Okay, here's a fun one.
In smp_after_idle_runnable() we execute the following loop to ensure
APs enter the scheduler before freeing their boot stack:
pc = pcpu_find(cpu); while (atomic_load_ptr(&pc->pc_curpcb) == NULL) cpu_spinwait(); kmem_free((vm_offset_t)bootstacks[cpu], PAGE_SIZE);
Strangely, the resulting assembly for this loop is:
ffffffc00044dbe6: ld a0,32(a0) ffffffc00044dbe8: bnez a0,ffffffc00044dbaa <smp_after_idle_runnable+0x26> ffffffc00044dbea: j ffffffc00044dbea <smp_after_idle_runnable+0x66>
Which will spin forever if pc->pc_curpcb == NULL on the first check.
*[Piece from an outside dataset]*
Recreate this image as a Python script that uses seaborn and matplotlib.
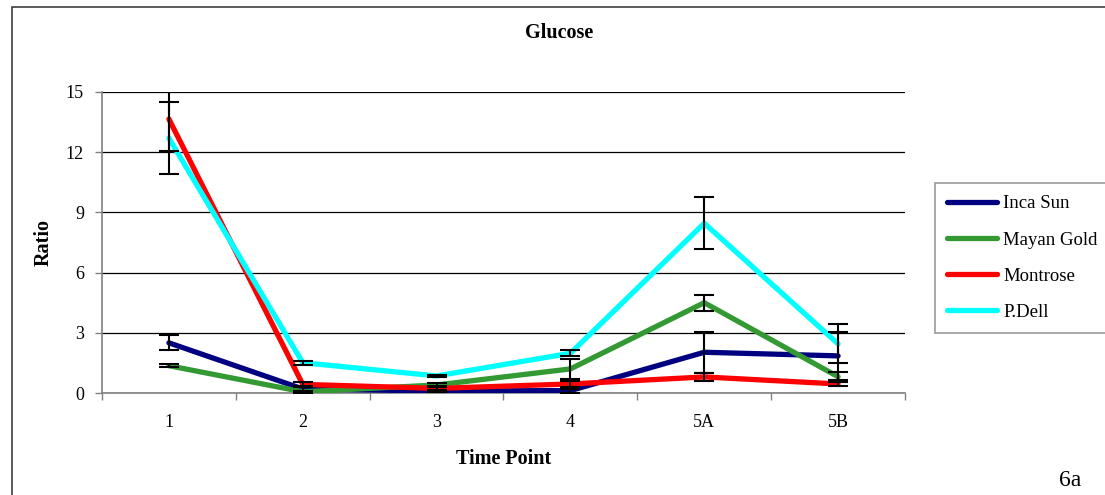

This usually doesn't happen as APs enter the scheduler quickly, relative
to the BSP entering smp_after_idle_runnable. However, I've noticed that
when booting with loader(8) and -smp 2, the secondary processor will
sometimes get interrupted to handle disk I/O before it is finished in
init_secondary(), which increases the window for this to occur.
Our definition of cpu_spinwait() on RISC-V is empty, so as a
workaround defining it as a single nop instruction seems to fix the
I have two follow-up questions to this:
Is this a compiler bug, or is this empty while loop abusing some
undefined behaviour? I'll note that gcc doesn't emit the same sequence,
but so far I've had trouble replicating this as a smaller test case.
Second, would it be desirable to ensure that APs don't receive external
interrupts until they have finished init_secondary()? I can't name
an explicit harm from allowing this, but it definitely caused me some
confusion while debugging. The reason it is currently possible is that
intr_irq_shuffle() executes at SI_ORDER_SECOND, while
smp_after_idle_runnable() executes at SI_ORDER_ANY.